Ninguna persona que se identifique abiertamente como parte de las comunidades LGBTIQ+ podría afirmar que vivir en estos contextos es fácil. Lo mismo podría decirse en otros momentos y lugares de la historia. Disidir del régimen heterosexual dominante conlleva consecuencias biopsicosociales evidentes, manifestadas a través de la discriminación, la exclusión y el constante menoscabo de la estabilidad y legitimidad de los derechos de las diversidades sexuales y de género, los cuales no son privilegios, sino Derechos Humanos.
Quienes han transitado una vida disidente comprenden profundamente ese universo simbólico donde la propia existencia se convierte en objeto de sospecha y negación. Una realidad que deteriora las posibilidades de construir vínculos solidarios con otras comunidades que comparten el mismo territorio, que obstaculiza el desarrollo de una identidad segura y limita el despliegue de capacidades y habilidades que, en otras condiciones, podrían expresarse libremente.
En los últimos años, hemos sido testigos de cómo los temas relacionados con la diversidad sexual y de género han ido ganando espacio en la agenda pública, avanzando en el reconocimiento de Derechos Humanos para estas comunidades. Sin embargo, también hemos presenciado el auge de grupos antiderechos que, mediante discursos populistas que apelan al miedo y la supuesta inestabilidad moral y social, siembran desinformación y temor frente al encuentro con la otredad y la posibilidad de transformación.
La realidad de las personas no heterosexuales parece desenvolverse en una dialéctica constante entre la concesión y el retiro de derechos, determinada por núcleos de poder que se resisten a transformar un sistema estructuralmente desigual. Esta dinámica no solo vulnera la autonomía de cada persona para decidir sobre su identidad y sexualidad, sino que también incide directamente en la forma en que estas personas se perciben a sí mismas en un mundo que juzga, estigmatiza y reproduce estereotipos.
En este escenario, la experiencia de marginación no puede desvincularse de otros fenómenos sociales, culturales y políticos que marcan nuestro tiempo. El ejercicio del poder hegemónico atraviesa los cuerpos cuestionados y los somete a una violencia sistemática que también se expresa en variados otros conflictos sociales y globales deshumanizantes.
Hay que imaginar, entonces, lo que implica vivir en un entorno donde tu existencia, tus derechos y tu posibilidad de llevar una vida tranquila, respetada y cuidada, están en constante disputa.
Este año, el orgullo debe construirse desde la complicidad entre quienes han vivido la inestabilidad y, a pesar de ello, siguen resistiendo frente a sistemas que depredan y perpetúan la violencia y la exclusión. Un orgullo interseccional une banderas de lucha, y, sobre todo, une experiencias de personas que desean que el desafío de vivir no signifique cargar con una dificultad adicional por no encajar en un sistema homogéneo, ficticio y subordinador.
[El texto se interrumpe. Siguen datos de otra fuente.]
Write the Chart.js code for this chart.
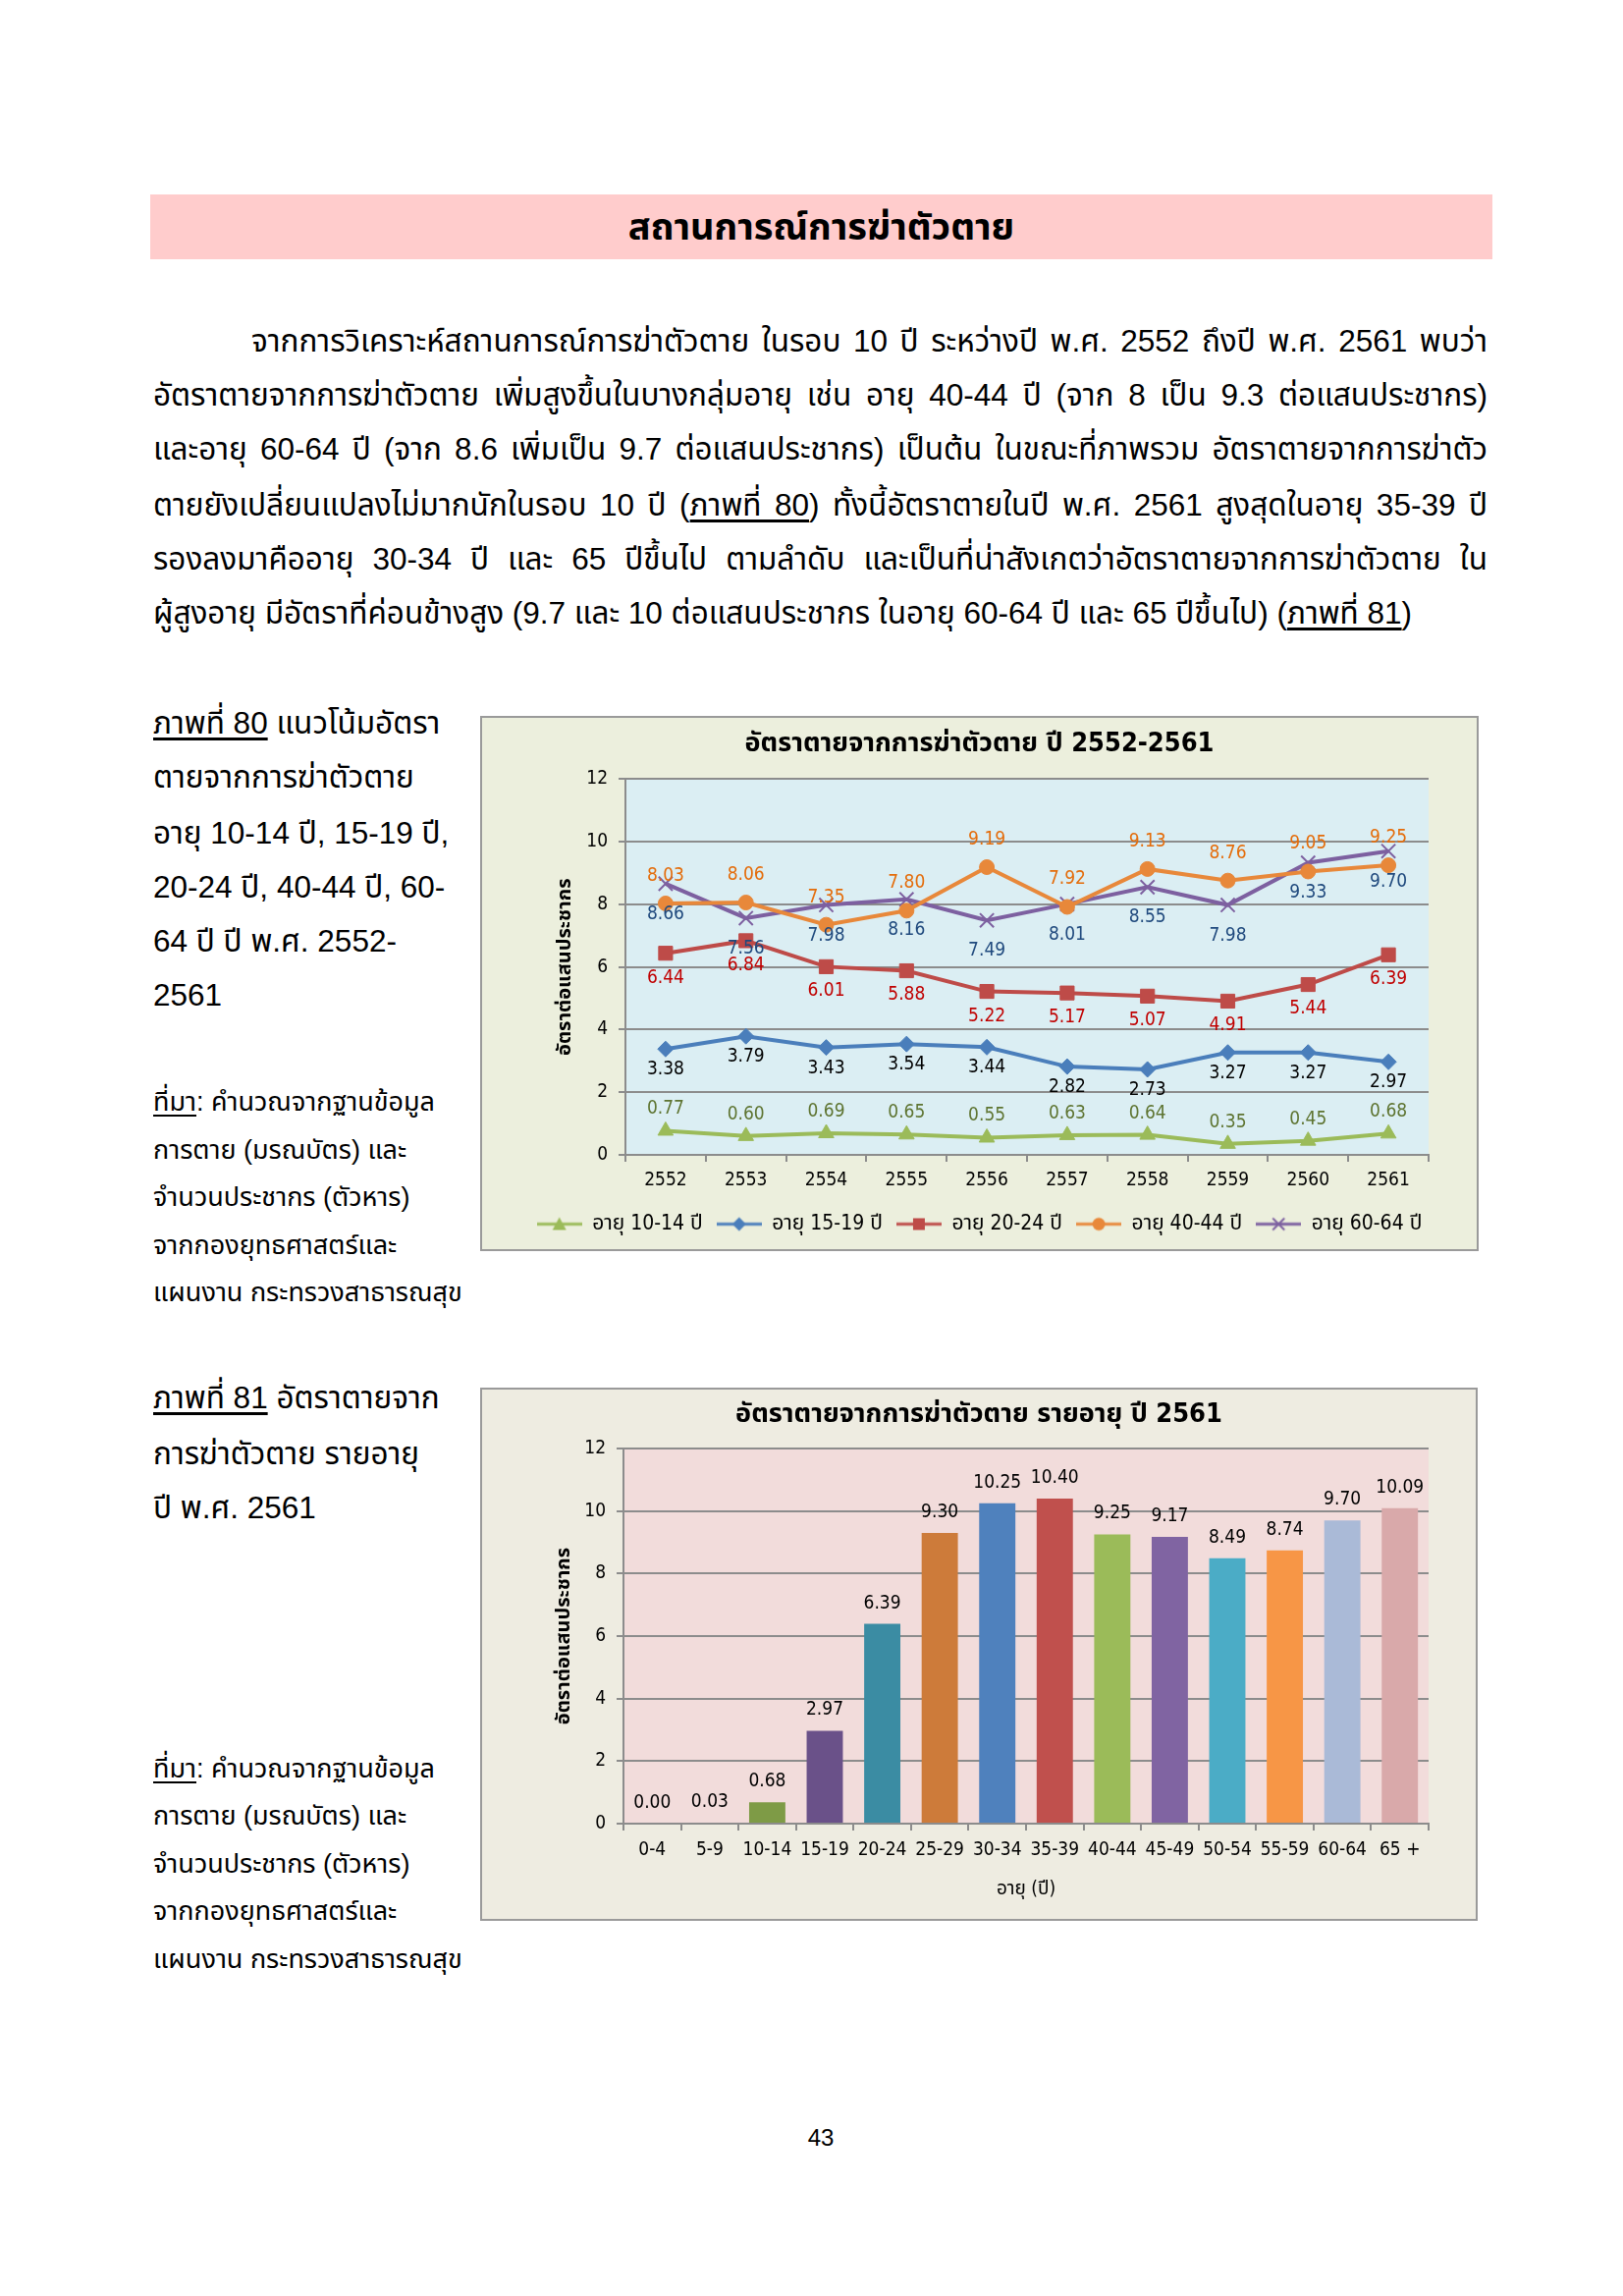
<!DOCTYPE html>
<html>
<head>
<meta charset="utf-8">
<script src="https://cdn.jsdelivr.net/npm/chart.js@4.4.0/dist/chart.umd.min.js"></script>
<style>
  html, body { margin: 0; padding: 0; background: #fff; }
  body { width: 1653px; height: 2338px; position: relative; overflow: hidden;
         font-family: "Liberation Sans", "Noto Sans Thai", "DejaVu Sans", sans-serif; color: #000; }
  .abs { position: absolute; white-space: nowrap; }
  .band { left: 153px; top: 198px; width: 1367px; height: 66px; background: #FFCCCC; }
  .band-title { left: 153px; top: 198px; width: 1367px; line-height: 66px; text-align: center;
                font-size: 38px; font-weight: bold; }
  .para { position: absolute; left: 156px; width: 1359px; font-size: 31.5px; line-height: 40px; height: 40px;
          text-align: justify; text-align-last: justify; white-space: normal; overflow: visible; }
  .cap { font-size: 31.5px; line-height: 40px; height: 40px; left: 156px; }
  .src { font-size: 27px; line-height: 36px; height: 36px; left: 156px; }
  u { text-underline-offset: 4px; }
  .frame { position: absolute; box-sizing: border-box; border: 2px solid #9a9a9a; }
  .frame canvas { display: block; }
</style>
</head>
<body>

<div class="abs band"></div>
<div class="abs band-title">สถานการณ์การฆ่าตัวตาย</div>

<div class="para" style="top:327px; left:256px; width:1259px;">จากการวิเคราะห์สถานการณ์การฆ่าตัวตาย ในรอบ 10 ปี ระหว่างปี พ.ศ. 2552 ถึงปี พ.ศ. 2561 พบว่า</div>
<div class="para" style="top:382px;">อัตราตายจากการฆ่าตัวตาย เพิ่มสูงขึ้นในบางกลุ่มอายุ เช่น อายุ 40-44 ปี (จาก 8 เป็น 9.3 ต่อแสนประชากร)</div>
<div class="para" style="top:437px;">และอายุ 60-64 ปี (จาก 8.6 เพิ่มเป็น 9.7 ต่อแสนประชากร) เป็นต้น ในขณะที่ภาพรวม อัตราตายจากการฆ่าตัว</div>
<div class="para" style="top:494px;">ตายยังเปลี่ยนแปลงไม่มากนักในรอบ 10 ปี (<u>ภาพที่ 80</u>) ทั้งนี้อัตราตายในปี พ.ศ. 2561 สูงสุดในอายุ 35-39 ปี</div>
<div class="para" style="top:549px;">รองลงมาคืออายุ 30-34 ปี และ 65 ปีขึ้นไป ตามลำดับ และเป็นที่น่าสังเกตว่าอัตราตายจากการฆ่าตัวตาย ใน</div>
<div class="para" style="top:604px; text-align:left; text-align-last:left;">ผู้สูงอายุ มีอัตราที่ค่อนข้างสูง (9.7 และ 10 ต่อแสนประชากร ในอายุ 60-64 ปี และ 65 ปีขึ้นไป) (<u>ภาพที่ 81</u>)</div>

<div class="abs cap" style="top:716px;"><u>ภาพที่ 80</u> แนวโน้มอัตรา</div>
<div class="abs cap" style="top:771px;">ตายจากการฆ่าตัวตาย</div>
<div class="abs cap" style="top:828px;">อายุ 10-14 ปี, 15-19 ปี,</div>
<div class="abs cap" style="top:883px;">20-24 ปี, 40-44 ปี, 60-</div>
<div class="abs cap" style="top:938px;">64 ปี ปี พ.ศ. 2552-</div>
<div class="abs cap" style="top:993px;">2561</div>

<div class="abs src" style="top:1104px;"><u>ที่มา</u>: คำนวณจากฐานข้อมูล</div>
<div class="abs src" style="top:1153px;">การตาย (มรณบัตร) และ</div>
<div class="abs src" style="top:1201px;">จำนวนประชากร (ตัวหาร)</div>
<div class="abs src" style="top:1250px;">จากกองยุทธศาสตร์และ</div>
<div class="abs src" style="top:1298px;">แผนงาน กระทรวงสาธารณสุข</div>

<div class="abs cap" style="top:1403px;"><u>ภาพที่ 81</u> อัตราตายจาก</div>
<div class="abs cap" style="top:1460px;">การฆ่าตัวตาย รายอายุ</div>
<div class="abs cap" style="top:1515px;">ปี พ.ศ. 2561</div>

<div class="abs src" style="top:1783px;"><u>ที่มา</u>: คำนวณจากฐานข้อมูล</div>
<div class="abs src" style="top:1831px;">การตาย (มรณบัตร) และ</div>
<div class="abs src" style="top:1880px;">จำนวนประชากร (ตัวหาร)</div>
<div class="abs src" style="top:1928px;">จากกองยุทธศาสตร์และ</div>
<div class="abs src" style="top:1977px;">แผนงาน กระทรวงสาธารณสุข</div>

<div class="abs" style="left:816px; top:2163px; width:40px; text-align:center; font-size:24px; line-height:28px;">43</div>

<div class="frame" style="left:489px; top:729px; width:1017px; height:545px;">
  <canvas id="trendChart" width="1013" height="541"></canvas>
</div>
<div class="frame" style="left:489px; top:1413px; width:1016px; height:543px;">
  <canvas id="ageChart" width="1012" height="539"></canvas>
</div>

<script>
// ---- data: chart 80 (trend by year) ----
const years = ['2552', '2553', '2554', '2555', '2556', '2557', '2558', '2559', '2560', '2561'];
const age10to14 = [0.77, 0.60, 0.69, 0.65, 0.55, 0.63, 0.64, 0.35, 0.45, 0.68];
const age15to19 = [3.38, 3.79, 3.43, 3.54, 3.44, 2.82, 2.73, 3.27, 3.27, 2.97];
const age20to24 = [6.44, 6.84, 6.01, 5.88, 5.22, 5.17, 5.07, 4.91, 5.44, 6.39];
const age40to44 = [8.03, 8.06, 7.35, 7.80, 9.19, 7.92, 9.13, 8.76, 9.05, 9.25];
const age60to64 = [8.66, 7.56, 7.98, 8.16, 7.49, 8.01, 8.55, 7.98, 9.33, 9.70];
const trendSeriesNames = ['อายุ 10-14 ปี', 'อายุ 15-19 ปี', 'อายุ 20-24 ปี', 'อายุ 40-44 ปี', 'อายุ 60-64 ปี'];

// ---- data: chart 81 (by age group, 2561) ----
const ageGroups = ['0-4', '5-9', '10-14', '15-19', '20-24', '25-29', '30-34', '35-39', '40-44', '45-49', '50-54', '55-59', '60-64', '65 +'];
const rate2561 = [0.00, 0.03, 0.68, 2.97, 6.39, 9.30, 10.25, 10.40, 9.25, 9.17, 8.49, 8.74, 9.70, 10.09];

const yMin = 0, yMax = 12, yStep = 2;

const chartFont = '"DejaVu Sans Condensed", "DejaVu Sans", "Noto Sans Thai", sans-serif';
const gridGray = '#8c8c8c';

// background of frame + plot area
const backgroundPlugin = {
    id: 'frameBackground',
    beforeDraw: function(chart, args, opts) {
        const ctx = chart.ctx;
        const area = chart.chartArea;
        ctx.save();
        ctx.fillStyle = opts.frame;
        ctx.fillRect(0, 0, chart.width, chart.height);
        ctx.fillStyle = opts.plot;
        ctx.fillRect(area.left, area.top, area.right - area.left, area.bottom - area.top);
        ctx.restore();
    }
};

// value labels above / below each point or bar
const valueLabelPlugin = {
    id: 'valueLabels',
    afterDatasetsDraw: function(chart) {
        const ctx = chart.ctx;
        ctx.save();
        ctx.textAlign = 'center';
        ctx.textBaseline = 'middle';
        chart.data.datasets.forEach(function(ds, i) {
            const meta = chart.getDatasetMeta(i);
            ctx.font = '19px ' + chartFont;
            ctx.fillStyle = ds.labelColor || '#000';
            meta.data.forEach(function(el, j) {
                const off = ds.labelPos === 'below' ? ds.labelOffset : -ds.labelOffset;
                ctx.fillText(ds.data[j].toFixed(2), el.x, el.y + off);
            });
        });
        ctx.restore();
    }
};

// empty axis on the right: keeps the plot off the frame edge while title/legend stay centred
function spacerAxis(width) {
    return {
        position: 'right',
        display: true,
        grid: { display: false },
        border: { display: false },
        ticks: { display: false },
        afterFit: function(axis) { axis.width = width; }
    };
}

// legend sample: short line with the marker in the middle
function legendSample(color, style) {
    const c = document.createElement('canvas');
    c.width = 46; c.height = 16;
    const g = c.getContext('2d');
    g.strokeStyle = color; g.fillStyle = color; g.lineWidth = 3;
    g.beginPath(); g.moveTo(0, 8); g.lineTo(46, 8); g.stroke();
    const x = 23, y = 8;
    g.beginPath();
    if (style === 'triangle') { g.moveTo(x, y - 7); g.lineTo(x + 7, y + 6); g.lineTo(x - 7, y + 6); g.closePath(); g.fill(); }
    if (style === 'rectRot') { g.moveTo(x, y - 7); g.lineTo(x + 7, y); g.lineTo(x, y + 7); g.lineTo(x - 7, y); g.closePath(); g.fill(); }
    if (style === 'rect') { g.fillRect(x - 6, y - 6, 12, 12); }
    if (style === 'circle') { g.arc(x, y, 6.5, 0, Math.PI * 2); g.fill(); }
    if (style === 'crossRot') { g.lineWidth = 2; g.moveTo(x - 6, y - 6); g.lineTo(x + 6, y + 6); g.moveTo(x + 6, y - 6); g.lineTo(x - 6, y + 6); g.stroke(); }
    return c;
}

function lineSeries(label, data, color, style, radius, labelColor, labelPos, labelOffset) {
    return {
        label: label,
        data: data,
        yAxisID: 'y',
        borderColor: color,
        backgroundColor: color,
        borderWidth: 4,
        pointStyle: style,
        pointRadius: radius,
        pointBackgroundColor: color,
        pointBorderColor: color,
        pointBorderWidth: style === 'crossRot' ? 2 : 1,
        tension: 0,
        labelColor: labelColor,
        labelPos: labelPos,
        labelOffset: labelOffset,
        legendImage: legendSample(color, style)
    };
}

document.addEventListener('DOMContentLoaded', function() {
    Chart.defaults.font.family = chartFont;
    Chart.defaults.color = '#000';
    Chart.defaults.animation = false;

    // Trend chart
    const trendEl = document.getElementById('trendChart');
    new Chart(trendEl, {
        type: 'line',
        data: {
            labels: years,
            datasets: [
                lineSeries(trendSeriesNames[0], age10to14, '#9BBB59', 'triangle', 9, '#5E7431', 'above', 22),
                lineSeries(trendSeriesNames[1], age15to19, '#4A7EBB', 'rectRot', 8, '#000000', 'below', 21),
                lineSeries(trendSeriesNames[2], age20to24, '#BE4B48', 'rect', 10, '#C00000', 'below', 25),
                lineSeries(trendSeriesNames[3], age40to44, '#E8883A', 'circle', 7.5, '#E46C0A', 'above', 28),
                lineSeries(trendSeriesNames[4], age60to64, '#7D60A0', 'crossRot', 10, '#1F497D', 'below', 31)
            ]
        },
        options: {
            responsive: false,
            devicePixelRatio: 1,
            layout: { padding: { left: 0, right: 0, top: 0, bottom: 5 } },
            plugins: {
                frameBackground: { frame: '#ECEFDD', plot: '#DBEEF3' },
                title: {
                    display: true,
                    text: 'อัตราตายจากการฆ่าตัวตาย ปี 2552-2561',
                    font: { size: 27, weight: 'bold' },
                    color: '#000',
                    padding: { top: 11, bottom: 19 }
                },
                legend: {
                    position: 'bottom',
                    labels: {
                        usePointStyle: true,
                        pointStyleWidth: 46,
                        boxHeight: 16,
                        padding: 14,
                        font: { size: 21 },
                        generateLabels: function(chart) {
                            return chart.data.datasets.map(function(ds, i) {
                                return { text: ds.label, pointStyle: ds.legendImage, datasetIndex: i,
                                         fillStyle: ds.borderColor, strokeStyle: ds.borderColor, lineWidth: 0 };
                            });
                        }
                    }
                },
                tooltip: { enabled: false }
            },
            scales: {
                x: {
                    offset: true,
                    grid: { offset: true, drawOnChartArea: false, drawTicks: true, tickLength: 7, color: gridGray, lineWidth: 2 },
                    border: { color: gridGray, width: 2 },
                    ticks: { padding: 8, font: { size: 19 }, color: '#000' },
                    afterFit: function(axis) { axis.height = 46; }
                },
                y: {
                    min: yMin, max: yMax,
                    ticks: { stepSize: yStep, padding: 11, font: { size: 19 }, color: '#000' },
                    grid: { color: gridGray, lineWidth: 2, tickLength: 7 },
                    border: { color: gridGray, width: 2 },
                    title: { display: true, text: 'อัตราต่อแสนประชากร', font: { size: 20, weight: 'bold' }, color: '#000', padding: { top: 73 } },
                    afterFit: function(axis) { axis.width = 146; }
                },
                yRight: spacerAxis(49)
            }
        },
        plugins: [backgroundPlugin, valueLabelPlugin]
    });

    // Age group bar chart
    const barColors = ['#3F6DA3', '#B65551', '#7E9B46', '#6A5189', '#3B8CA3', '#CD7B3A', '#4F81BD',
                       '#C0504D', '#9BBB59', '#8064A2', '#4BACC6', '#F79646', '#AABAD7', '#D9A9AA'];
    const ageEl = document.getElementById('ageChart');
    new Chart(ageEl, {
        type: 'bar',
        data: {
            labels: ageGroups,
            datasets: [{
                label: 'อัตราตาย',
                data: rate2561,
                yAxisID: 'y',
                backgroundColor: barColors,
                borderWidth: 0,
                categoryPercentage: 1,
                barPercentage: 0.63,
                labelColor: '#000',
                labelPos: 'above',
                labelOffset: 21
            }]
        },
        options: {
            responsive: false,
            devicePixelRatio: 1,
            layout: { padding: { left: 0, right: 0, top: 0, bottom: 0 } },
            plugins: {
                frameBackground: { frame: '#EEECE1', plot: '#F2DCDB' },
                title: {
                    display: true,
                    text: 'อัตราตายจากการฆ่าตัวตาย รายอายุ ปี 2561',
                    font: { size: 27, weight: 'bold' },
                    color: '#000',
                    padding: { top: 10, bottom: 17.6 }
                },
                legend: { display: false },
                tooltip: { enabled: false }
            },
            scales: {
                x: {
                    grid: { offset: true, drawOnChartArea: false, drawTicks: true, tickLength: 7, color: gridGray, lineWidth: 2 },
                    border: { color: gridGray, width: 2 },
                    ticks: { padding: 9, font: { size: 19 }, color: '#000', maxRotation: 0, autoSkip: false },
                    title: { display: true, text: 'อายุ (ปี)', font: { size: 19 }, color: '#000', padding: { top: 10, bottom: 19 } },
                    afterFit: function(axis) { axis.height = 97; }
                },
                y: {
                    min: yMin, max: yMax,
                    ticks: { stepSize: yStep, padding: 11, font: { size: 19 }, color: '#000' },
                    grid: { color: gridGray, lineWidth: 2, tickLength: 7 },
                    border: { color: gridGray, width: 2 },
                    title: { display: true, text: 'อัตราต่อแสนประชากร', font: { size: 20, weight: 'bold' }, color: '#000', padding: { top: 72 } },
                    afterFit: function(axis) { axis.width = 144; }
                },
                yRight: spacerAxis(48)
            }
        },
        plugins: [backgroundPlugin, valueLabelPlugin]
    });
});
</script>
</body>
</html>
Hoy más que nunca, resistir es existir. Que este orgullo nos convoque no solo a celebrar, sino a organizarnos, a alzar la voz, a abrazarnos en nuestras diferencias y a convertir la lucha cotidiana en un acto colectivo de dignidad. No basta con ser visibles: urge ser implacables en la defensa de nuestros derechos, solidarios en la construcción de comunidad, y firmes frente a quienes buscan silenciarnos. Porque el reconocimiento no se ruega: se conquista.